The other highly intriguing interaction is the interrogation of a captured, unknowing escort robot named Vanessa, whose skin contains DNA from another captured women who’s been missing for months. This is where Dorian proves his worth once again, demonstrating to Kennex that interacting with an android isn’t the same as questioning a human. Kennex commits—rather robotically, for those conspiracy-minded viewers who already think he’s a robot and doesn’t know it—to a line of questioning about who owns Vanessa, instead of pursuing avenues a robot would understand, like Dorian’s question: “Where were you born?”

And again, however overtly it came across, there’s an element of race at play in the interaction between androids and humans. Kennex keeps asking Vanessa the wrong questions during an interrogation. He can’t get on the right mental wavelength to ask the right questions. As a fellow robot, and the black lead talking to the only black supporting character in the episode, Dorian knows what to say. I don’t think there’s some grand statement being made in these interactions, but there’s a pattern at play relating racial interaction in real life to how humans (or secret robots) interact with almost humans—Dorian’s robot with a soul, or the sex bots with human DNA in their skin—in the world of Almost Human. That is subtext I find most encouraging—that this show could have something complex to say.

More disappointing is the way the show has already marginalized the female characters. Minka Kelly was cast to be the pretty love interest, and you’d think the show would wait a few weeks before pressing that setup. But no; there are a few comic beats tied to Dorian setting up an online dating profile for Kennex (which is ridiculous, but funny nonetheless), where the latter becomes as awkward and stilted as a high-school sophomore after he starts to see Valerie Stahl as a possible romantic partner all of a sudden—a week after he’s so hung up on his ex-girlfriend possibly being a part of the syndicate that killed his former partner. And Lily Taylor’s Captain shows up at a few intervals to bark expository orders or summarize events. I like the chemistry between Urban and Ealy—and after all the sex talk, it’s not just a comedic connection—but the female characters can’t just be relegated to the tech specialist and the drop-in captain.
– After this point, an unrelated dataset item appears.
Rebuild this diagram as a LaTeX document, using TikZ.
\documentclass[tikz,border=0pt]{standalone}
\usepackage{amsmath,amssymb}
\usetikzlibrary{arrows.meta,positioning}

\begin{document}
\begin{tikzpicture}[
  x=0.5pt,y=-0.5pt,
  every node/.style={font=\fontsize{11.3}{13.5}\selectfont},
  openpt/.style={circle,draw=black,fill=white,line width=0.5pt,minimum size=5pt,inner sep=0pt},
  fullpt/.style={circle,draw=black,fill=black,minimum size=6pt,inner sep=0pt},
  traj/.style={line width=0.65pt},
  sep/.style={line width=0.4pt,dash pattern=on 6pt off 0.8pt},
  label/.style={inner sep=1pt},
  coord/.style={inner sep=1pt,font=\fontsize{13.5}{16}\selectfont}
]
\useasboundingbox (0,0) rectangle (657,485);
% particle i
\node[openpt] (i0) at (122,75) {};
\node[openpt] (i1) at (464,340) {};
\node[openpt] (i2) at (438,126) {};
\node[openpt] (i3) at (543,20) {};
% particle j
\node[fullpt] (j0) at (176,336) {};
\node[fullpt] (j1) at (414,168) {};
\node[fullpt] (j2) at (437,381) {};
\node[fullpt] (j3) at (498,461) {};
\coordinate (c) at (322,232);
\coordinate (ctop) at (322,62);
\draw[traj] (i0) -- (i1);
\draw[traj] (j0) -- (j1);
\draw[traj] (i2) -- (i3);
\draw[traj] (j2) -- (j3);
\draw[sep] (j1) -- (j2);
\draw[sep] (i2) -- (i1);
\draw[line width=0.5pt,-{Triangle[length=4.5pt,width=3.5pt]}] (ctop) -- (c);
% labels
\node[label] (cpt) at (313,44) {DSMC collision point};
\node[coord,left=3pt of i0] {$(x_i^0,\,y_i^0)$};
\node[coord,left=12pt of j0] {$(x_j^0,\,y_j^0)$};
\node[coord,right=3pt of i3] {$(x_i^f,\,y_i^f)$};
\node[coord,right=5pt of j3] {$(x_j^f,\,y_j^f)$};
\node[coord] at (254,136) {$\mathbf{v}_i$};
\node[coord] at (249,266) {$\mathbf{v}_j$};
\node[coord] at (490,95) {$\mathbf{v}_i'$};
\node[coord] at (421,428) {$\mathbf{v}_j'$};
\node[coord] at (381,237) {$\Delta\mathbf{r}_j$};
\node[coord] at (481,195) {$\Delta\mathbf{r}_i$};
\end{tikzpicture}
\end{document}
“Skin” is a giant hodgepodge of new material added to make the direction Almost Human will take this season even more confusing. Kennex still has guilt over his partner’s death—completing one of the many short arcs begun in this episode by visiting the deceased man’s wife and son—and now there are seeds for a wholly unnecessary romance with Stahl. Dorian learns too quickly over the course of a few beats that remembering someone after their death keeps a legacy alive—him talking to Vanessa as she unknowingly accepts deactivation is supposed to be poignant, but it’s just one of many hurriedly brief arcs that get thrown into this episode. There’s a lot of material to work with while building off the strong partnership between Urban and Ealy, but right now chances are about equal that Almost Human doesn’t get the right plot threads together in time.

Stray observations:

  • That twist from the original cut of the pilot doesn’t factor into this second episode, so I’m not going to mention it again unless it shows up, just in case Wyman and his writers have chosen a different direction.
  • If Kennex turns out to be a robot now because of that Lily Taylor line from the pilot (“He’s special…like you.”) foreshadowing a huge reveal, then the Philip K. Dick estate and Paul Verhoeven both have grounds for an intellectual property suit.
  • Look no further than Mackenzie Crook awkwardly interacting with a sex robot for proof that he’s essentially playing Gareth from The Office with way more robotics knowledge in the future. He's really funny again during his screen time, but maybe they could get him out of his lab a bit more often.
  • If this show was going to be subversive or surprising in any way, maybe a female sex robot inventor or a male bot (like Jude Law’s Gigolo Joe in A.I.) would’ve been nice to see, just to go against the grain of fumbling, awkward guys talking about bangbots.
  • Fox may not have made the right gamble by putting the two-night premiere on this week, since a couple marquee NFL matchups on NBC and ESPN could have taken a big bite out of the potential audience.